The bus is standing room only by the time it nears the guy's stop on Howe Avenue. As he leaves the bus, a tall, handsome young man takes the vacant half of the seat next to the co-ed. There is no conversation between the co-ed and her new seatmate. It is all a delicate silence masked by the rattling noise of the bus and the conversations among the regular riders.

Then when the bus is stalled in the turn lane from J Street to the Sac State campus, the guy points to the cars stuck in traffic and the pair start an animated discussion, presumably about the joys of not driving to school. The co-ed has put away the distraction of her textbook. Her hands are now an active part of her communication, gesturing and cheerfully flying about.

A woman, having endured the confines of a conversation with a child, experiences the joy of adult communication.

I turn the page in my notebook and continue to scribble my observations.

10 comments:

Jim said...

So the dude finally had an excuse to sit next to a young woman again, eh? I'm guessing that all the regular co-ed riders will start making a point of sitting next to each other, just to make sure there are no empty seats for the creep to park in.

John said...

I feel a bit guilty about the stories I've written about the guy who chases co-eds. All I've been doing is making fun of the handicapped. I think he's harmless. But the problem is some women he tries to talk to are clearly frightened by his odd attention. It is hard for me to imagine being afraid of the guy. Annoyed, I can see, but he is just a dim-witted adolescent boy walking around in a twenty-something body.

The tale of the time the women talked around him until he disappeared is my favorite solution. But when the bus is full of students heading to Sac State, that's not likely to happen.

Hahn at Home said...

I think the continuing storyline is fascinating...you bring them to life...and public transit always seems so lifeless--sort of disembodied, everyone going on doing their thing as if they are alone.

John said...

Thanks, Lori. One of my motivations for maintaining this blog is to practice watching and then writing. After years of just editing, it takes work to get back to writing.

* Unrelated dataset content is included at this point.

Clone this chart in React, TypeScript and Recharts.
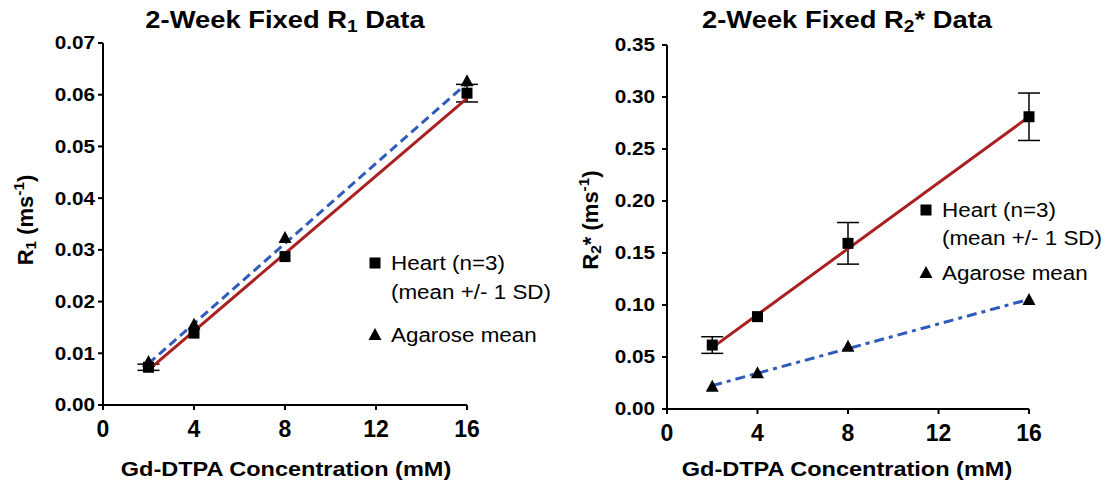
import { ComposedChart, Scatter, Line, XAxis, YAxis, ErrorBar, Legend } from 'recharts'

const concentrations = [2, 4, 8, 16]
const xTicks = [0, 4, 8, 12, 16]
const fitX = [2, 16]

// R1 panel
const heartR1 = [0.0073, 0.0139, 0.0287, 0.0603]
const heartR1Sd = [0.0006, 0, 0, 0.0017]
const agaroseR1 = [0.0083, 0.0155, 0.0323, 0.0626]
const heartR1Fit = [0.0068, 0.0593]
const agaroseR1Fit = [0.008, 0.0622]
const r1Ticks = [0, 0.01, 0.02, 0.03, 0.04, 0.05, 0.06, 0.07]

// R2* panel
const heartR2 = [0.0615, 0.0888, 0.1593, 0.281]
const heartR2Sd = [0.008, 0, 0.02, 0.0228]
const agaroseR2 = [0.0214, 0.0343, 0.0599, 0.1048]
const heartR2Fit = [0.059, 0.281]
const agaroseR2Fit = [0.0225, 0.1055]
const r2Ticks = [0, 0.05, 0.1, 0.15, 0.2, 0.25, 0.3, 0.35]

const legendHeart = ['Heart (n=3)', '(mean +/- 1 SD)']
const legendAgarose = 'Agarose mean'

const FONT = '"Liberation Sans", Arial, sans-serif'
const RED = '#a8201f'
const BLUE = '#2f5cbc'

const toPoints = (xs: number[], ys: number[], errs?: number[]) =>
  xs.map((x, i) => ({ x, y: ys[i], err: errs ? errs[i] : 0 }))

const SquareDot = (p: any) => <rect x={p.cx - 5.5} y={p.cy - 5.5} width={11} height={11} fill="#000" />
const TriangleDot = (p: any) => (
  <polygon points={`${p.cx},${p.cy - 7} ${p.cx + 6.5},${p.cy + 5} ${p.cx - 6.5},${p.cy + 5}`} fill="#000" />
)

const YTick = ({ x, y, payload }: any) => (
  <text transform={`translate(${x},${y}) scale(1.15,1)`} textAnchor="end" dominantBaseline="central"
    fontSize={18} fontWeight="bold" fontFamily={FONT} fill="#000">
    {Number(payload.value).toFixed(2)}
  </text>
)

const XTick = ({ x, y, payload }: any) => (
  <text x={x} y={y + 25} textAnchor="middle" fontSize={23} fontWeight="bold" fontFamily={FONT} fill="#000">
    {payload.value}
  </text>
)

function LegendBox({ markX, textX, y1, y2, y3 }: { markX: number; textX: number; y1: number; y2: number; y3: number }) {
  const txt = (top: number, s: string) => (
    <div style={{ position: 'absolute', left: textX, top, transform: 'translateY(-50%) scaleX(1.12)', transformOrigin: 'left center', fontFamily: FONT, fontSize: 20, whiteSpace: 'nowrap', color: '#000', lineHeight: 1 }}>
      {s}
    </div>
  )
  return (
    <div style={{ position: 'relative', width: 560, height: 483 }}>
      <svg style={{ position: 'absolute', left: 0, top: 0 }} width={560} height={483}>
        <SquareDot cx={markX} cy={y1} />
        <TriangleDot cx={markX} cy={y3} />
      </svg>
      {txt(y1, legendHeart[0])}
      {txt(y2, legendHeart[1])}
      {txt(y3, legendAgarose)}
    </div>
  )
}

function Panel(props: {
  heart: number[]; heartSd: number[]; agarose: number[]; heartFit: number[]; agaroseFit: number[]
  yTicks: number[]; margin: any; yWidth: number; xHeight: number; yMargin: number; dash: string
  legend: { markX: number; textX: number; y1: number; y2: number; y3: number }
}) {
  const heartPts = toPoints(concentrations, props.heart, props.heartSd)
  const agarosePts = toPoints(concentrations, props.agarose)
  const yMax = props.yTicks[props.yTicks.length - 1]
  return (
    <ComposedChart width={560} height={483} margin={props.margin}>
      <XAxis type="number" dataKey="x" domain={[0, 16]} ticks={xTicks} height={props.xHeight}
        axisLine={{ stroke: '#000', strokeWidth: 2 }} tickLine={{ stroke: '#000', strokeWidth: 2 }}
        tickSize={5} tickMargin={2} tick={<XTick />} />
      <YAxis type="number" domain={[0, yMax]} ticks={props.yTicks} width={props.yWidth}
        axisLine={{ stroke: '#000', strokeWidth: 2 }} tickLine={{ stroke: '#000', strokeWidth: 2 }}
        tickSize={5} tickMargin={props.yMargin} tick={<YTick />} interval={0} />
      <Legend layout="vertical" align="center" verticalAlign="middle"
        wrapperStyle={{ left: 0, top: 0, width: 560, height: 483 }}
        content={() => <LegendBox {...props.legend} />} />
      <Scatter data={heartPts} dataKey="y" shape={SquareDot} isAnimationActive={false}>
        <ErrorBar dataKey="err" direction="y" width={11} stroke="#000" strokeWidth={1.5} />
      </Scatter>
      <Scatter data={agarosePts} dataKey="y" shape={TriangleDot} isAnimationActive={false} />
      <Line data={toPoints(fitX, props.heartFit)} dataKey="y" type="linear" stroke={RED} strokeWidth={3}
        dot={false} activeDot={false} isAnimationActive={false} />
      <Line data={toPoints(fitX, props.agaroseFit)} dataKey="y" type="linear" stroke={BLUE} strokeWidth={3}
        strokeDasharray={props.dash} dot={false} activeDot={false} isAnimationActive={false} />
    </ComposedChart>
  )
}

const centered = (left: number, top: number, extra: any = {}) => ({
  position: 'absolute' as const, left, top, whiteSpace: 'nowrap' as const, fontFamily: FONT,
  fontWeight: 'bold' as const, color: '#000', lineHeight: 1, ...extra,
})

export default function App() {
  const sub = { fontSize: '0.7em', verticalAlign: '-0.25em' }
  const sup = { fontSize: '0.7em', verticalAlign: '0.55em' }
  return (
    <div style={{ position: 'absolute', left: 0, top: 0, width: 1120, height: 483, background: '#fff', overflow: 'hidden' }}>
      <div style={{ position: 'absolute', left: 0, top: 0 }}>
        <Panel heart={heartR1} heartSd={heartR1Sd} agarose={agaroseR1} heartFit={heartR1Fit} agaroseFit={agaroseR1Fit}
          yTicks={r1Ticks} margin={{ top: 43, right: 93, left: 0, bottom: 0 }} yWidth={103} xHeight={78} yMargin={3}
          dash="9 5" legend={{ markX: 375, textX: 391, y1: 263, y2: 292, y3: 335 }} />
      </div>
      <div style={{ position: 'absolute', left: 560, top: 0 }}>
        <Panel heart={heartR2} heartSd={heartR2Sd} agarose={agaroseR2} heartFit={heartR2Fit} agaroseFit={agaroseR2Fit}
          yTicks={r2Ticks} margin={{ top: 45, right: 91, left: 0, bottom: 0 }} yWidth={107} xHeight={74} yMargin={7}
          dash="10 5 4 5" legend={{ markX: 366, textX: 382, y1: 210, y2: 238, y3: 273 }} />
      </div>

      <div style={centered(285, 22, { fontSize: 24, transform: 'translate(-50%,-50%) scaleX(1.14)' })}>
        2-Week Fixed R<span style={sub}>1</span> Data
      </div>
      <div style={centered(847, 22, { fontSize: 24, transform: 'translate(-50%,-50%) scaleX(1.14)' })}>
        2-Week Fixed R<span style={sub}>2</span>* Data
      </div>
      <div style={centered(286, 468, { fontSize: 21, transform: 'translate(-50%,-50%) scaleX(1.12)' })}>
        Gd-DTPA Concentration (mM)
      </div>
      <div style={centered(847, 468, { fontSize: 21, transform: 'translate(-50%,-50%) scaleX(1.12)' })}>
        Gd-DTPA Concentration (mM)
      </div>
      <div style={centered(25, 220, { fontSize: 22, transform: 'translate(-50%,-50%) rotate(-90deg)' })}>
        R<span style={sub}>1</span> (ms<span style={sup}>-1</span>)
      </div>
      <div style={centered(590, 220, { fontSize: 22, transform: 'translate(-50%,-50%) rotate(-90deg)' })}>
        R<span style={sub}>2</span>* (ms<span style={sup}>-1</span>)
      </div>
    </div>
  )
}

Pantograph Trolleypole said...

Hey John, it's actually something (as you know) that happens everywhere. Over at N Judah Chronicles, Greg is writing about the same stuff in San Francisco. I'm interested to see if there could be a creepy rider campaign to stop this from happening. Maybe you all should make stickers that have the words creepy bus rider with a red circle and slash.

John said...

Ah, a creepy rider campaign! Now there's an unending opportunity to do something that will have absolutely no effect! Sort of like promoting transit in a town ringed with suburban sprawl and served by an overpriced and inadequate bus and trolley service.

No, I think it would be much more fun to have a creepy rider day when all of the creepy riders get to ride free.

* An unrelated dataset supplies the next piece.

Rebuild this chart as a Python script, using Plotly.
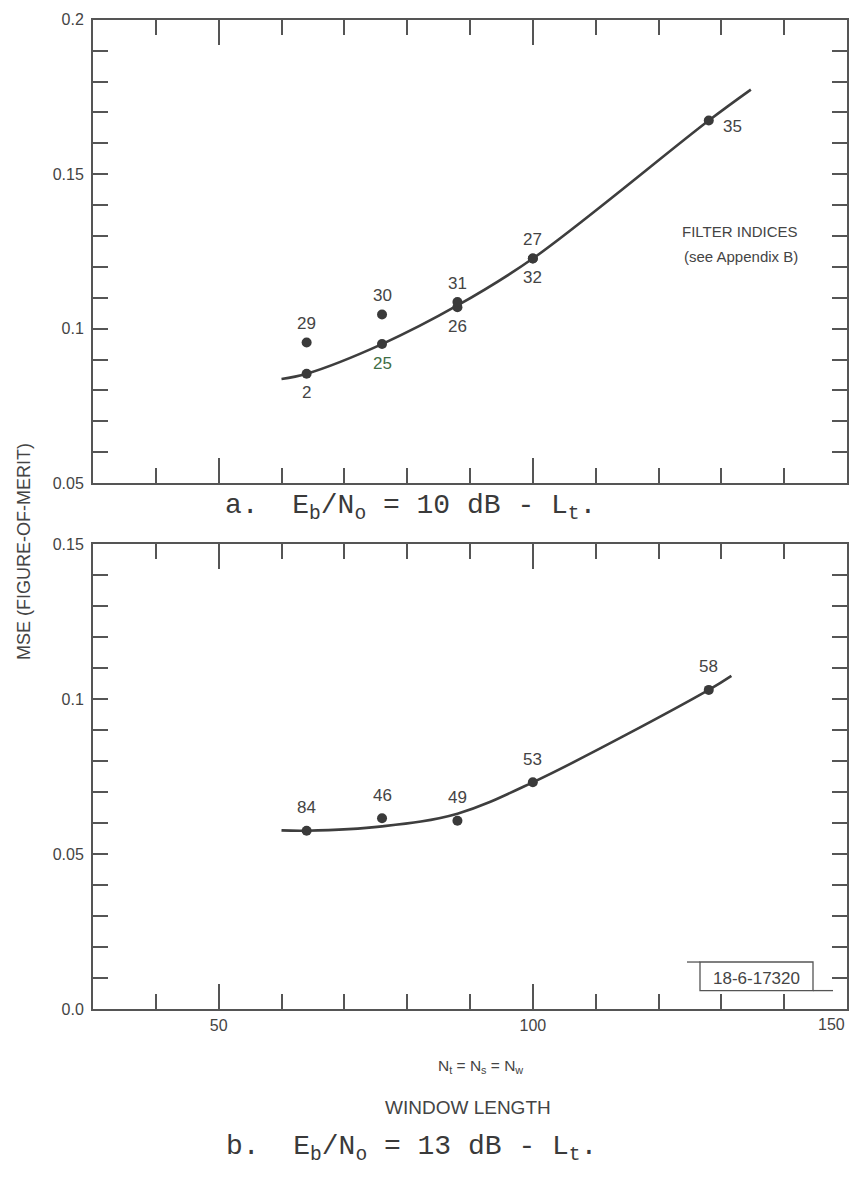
import plotly.graph_objects as go

# ---------------- data ----------------
# panel a (Eb/No = 10 dB)
a_x = [64, 64, 76, 76, 88, 88, 100, 100, 128]
a_y = [0.0854, 0.0955, 0.0950, 0.1046, 0.1069, 0.1086, 0.1227, 0.1227, 0.1674]
a_labels = ["2", "29", "25", "30", "26", "31", "32", "27", "35"]
a_label_pos = ["below", "above", "below", "above", "below", "above", "below", "above", "right"]
a_curve_x = [60, 64, 76, 88, 100, 128, 134.7]
a_curve_y = [0.0837, 0.0854, 0.0950, 0.1075, 0.1227, 0.1674, 0.1774]

# panel b (Eb/No = 13 dB)
b_x = [64, 76, 88, 100, 128]
b_y = [0.0576, 0.0616, 0.0608, 0.0732, 0.1030]
b_labels = ["84", "46", "49", "53", "58"]
b_label_pos = ["above", "above", "above", "above", "above"]
b_curve_x = [60, 64, 76, 88, 100, 128, 131.6]
b_curve_y = [0.0577, 0.0576, 0.0590, 0.0631, 0.0732, 0.1030, 0.1075]

x_ticks = [50, 100, 150]
a_yticks = [0.05, 0.1, 0.15, 0.2]
b_yticks = [0.0, 0.05, 0.1, 0.15]
b_ytext = ["0.0", "0.05", "0.1", "0.15"]

# ---------------- style ----------------
W, H = 851, 1177
INK = "#444444"
AX = "#555555"
FONT = "Liberation Sans"
MONO = "Liberation Mono"

def py(p):
    return 1 - p / H

def px(p):
    return p / W

XDOM = [px(93), px(847)]
A_DOM = [py(482), py(12)]
B_DOM = [py(1016), py(544)]

fig = go.Figure()

# curves
fig.add_trace(go.Scatter(x=a_curve_x, y=a_curve_y, mode="lines", line=dict(color="#3e3e3e", width=2.6, shape="spline", smoothing=1.0),
                         xaxis="x", yaxis="y", hoverinfo="skip", showlegend=False))
fig.add_trace(go.Scatter(x=b_curve_x, y=b_curve_y, mode="lines", line=dict(color="#3e3e3e", width=2.6, shape="spline", smoothing=1.0),
                         xaxis="x2", yaxis="y2", hoverinfo="skip", showlegend=False))
# points
fig.add_trace(go.Scatter(x=a_x, y=a_y, mode="markers", marker=dict(color="#3a3a3a", size=10),
                         xaxis="x", yaxis="y", showlegend=False))
fig.add_trace(go.Scatter(x=b_x, y=b_y, mode="markers", marker=dict(color="#3a3a3a", size=10),
                         xaxis="x2", yaxis="y2", showlegend=False))

shift = {"above": (0, 19), "below": (0, -19), "right": (24, -6)}
annotations = []
for xs, ys, labs, poss, xr, yr in [(a_x, a_y, a_labels, a_label_pos, "x", "y"),
                                   (b_x, b_y, b_labels, b_label_pos, "x2", "y2")]:
    for xv, yv, lab, pos in zip(xs, ys, labs, poss):
        dx, dy = shift[pos]
        if yr == "y2":
            dy = 23
        col = "#3f6e45" if lab == "25" else INK
        annotations.append(dict(x=xv, y=yv, xref=xr, yref=yr, text=lab, showarrow=False,
                                xshift=dx, yshift=dy, font=dict(family=FONT, size=17, color=col)))

# texts
annotations += [
    dict(x=px(800), y=py(216), xref="paper", yref="paper", text="FILTER INDICES", showarrow=False,
         xanchor="right", font=dict(family=FONT, size=15, color=INK)),
    dict(x=px(800), y=py(241), xref="paper", yref="paper", text="(see Appendix B)", showarrow=False,
         xanchor="right", font=dict(family=FONT, size=15, color=INK)),
    dict(x=px(410), y=py(507), xref="paper", yref="paper",
         text="a.&nbsp;&nbsp;E<sub>b</sub>/N<sub>o</sub> = 10 dB - L<sub>t</sub>.", showarrow=False,
         font=dict(family=MONO, size=28, color="#3a3a3a")),
    dict(x=px(411), y=py(1177), xref="paper", yref="paper", yanchor="bottom",
         text="b.&nbsp;&nbsp;E<sub>b</sub>/N<sub>o</sub> = 13 dB - L<sub>t</sub>.", showarrow=False,
         font=dict(family=MONO, size=28, color="#3a3a3a")),
    dict(x=px(480), y=py(1086), xref="paper", yref="paper",
         text="N<sub>t</sub> = N<sub>s</sub> = N<sub>w</sub>", showarrow=False,
         font=dict(family=FONT, size=15.5, color=INK)),
    dict(x=px(468), y=py(1128), xref="paper", yref="paper", text="WINDOW LENGTH", showarrow=False,
         font=dict(family=FONT, size=19, color=INK)),
    dict(x=px(12), y=py(552), xref="paper", yref="paper", text="MSE (FIGURE-OF-MERIT)", showarrow=False,
         textangle=-90, font=dict(family=FONT, size=18, color=INK)),
    dict(x=150, y=0, xref="x2", yref="y2", text=str(x_ticks[-1]), showarrow=False, xanchor="right",
         yanchor="top", yshift=-5, font=dict(family=FONT, size=16, color=INK)),
]

shapes = [
    dict(type="rect", xref="paper", yref="paper", x0=px(700), x1=px(813), y0=py(997), y1=py(968),
         line=dict(color=AX, width=1.3),
         label=dict(text="18-6-17320", textposition="middle center",
                    font=dict(family=FONT, size=17, color=INK))),
    dict(type="line", xref="paper", yref="paper", x0=px(687), x1=px(700), y0=py(968), y1=py(968),
         line=dict(color=AX, width=1.3)),
    dict(type="line", xref="paper", yref="paper", x0=px(813), x1=px(833), y0=py(997), y1=py(997),
         line=dict(color=AX, width=1.3)),
]

tickfont = dict(family=FONT, size=16, color=INK)

def xaxis(dom_anchor, labels):
    return dict(domain=XDOM, anchor=dom_anchor, range=[30, 150], tickmode="array",
                tickvals=x_ticks[:2], ticktext=[str(v) for v in x_ticks[:2]],
                showticklabels=labels, ticks="inside", ticklen=25, tickwidth=1.6, tickcolor=AX,
                minor=dict(tickmode="linear", tick0=0, dtick=10, ticks="inside", ticklen=15, tickwidth=1.6, tickcolor=AX),
                showline=True, linecolor=AX, linewidth=2, mirror="allticks", showgrid=False, zeroline=False,
                tickfont=tickfont, fixedrange=True)

def yaxis(dom, anchor, rng, vals, text):
    return dict(domain=dom, anchor=anchor, range=rng, tickmode="array", tickvals=vals, ticktext=text,
                ticks="inside", ticklen=15, tickwidth=1.6, tickcolor=AX,
                minor=dict(tickmode="linear", tick0=0, dtick=0.01, ticks="inside", ticklen=15, tickwidth=1.6, tickcolor=AX),
                showline=True, linecolor=AX, linewidth=2, mirror="allticks", showgrid=False, zeroline=False,
                tickfont=tickfont, ticklabelstandoff=4, fixedrange=True)

def long_tick(overlay, anchor, rng):
    return dict(overlaying=overlay, anchor=anchor, range=rng, tickmode="array", tickvals=[0.1],
                showticklabels=False, ticks="inside", ticklen=24, tickwidth=1.6, tickcolor=AX,
                showline=False, mirror="ticks", showgrid=False, zeroline=False, fixedrange=True)

fig.update_layout(
    width=W, height=H, margin=dict(l=0, r=0, t=0, b=0),
    paper_bgcolor="white", plot_bgcolor="white", showlegend=False,
    xaxis=xaxis("y", False),
    yaxis=yaxis(A_DOM, "x", [0.05, 0.2], a_yticks, [f"{v:g}" for v in a_yticks]),
    xaxis2=xaxis("y2", True),
    yaxis2=yaxis(B_DOM, "x2", [0.0, 0.15], b_yticks, b_ytext),
    yaxis3=long_tick("y", "x", [0.05, 0.2]),
    yaxis4=long_tick("y2", "x2", [0.0, 0.15]),
    annotations=annotations, shapes=shapes,
)

fig.write_html("out.html", config={"displayModeBar": False},
               post_script="document.body.style.margin='0px';document.body.style.overflow='hidden';")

Or, better yet, a contest to pick the creepiest rider. Everyone could nominate their favorite, and the winner could be given a free monthly transit pass -- good everywhere EXCEPT on the line they regularly ride.

Pantograph Trolleypole said...

I like the second one.

John said...

Perhaps I should set up a separate web site where people could nominate their favorite creepy riders.

Nominations would have to be in the form of essays explaining just how creepy the rider is. (Can't use photos or names in order to avoid any real-world consequences for our misbehavior.)

Web site visitors would have an opportunity to vote for their favorite. Depending on the interest, this could be a monthly contest.

Of course raising money for the prize is problematic, but we could start with just picking the creepiest riders and then figure out how to reward them.

Jon Q. RT Driver said...

What about a website for their favorite rude/nice Driver?

Tee Hee.....

Maybe that would be my department?

John said...

Perhaps we could have a creepy driver section, but then we'd have to have creepy 321-BUSS operator and creepy RT administrator and creepy RT board member. There's be no creepy end in site.

Probably better to limit this to creepy passengers.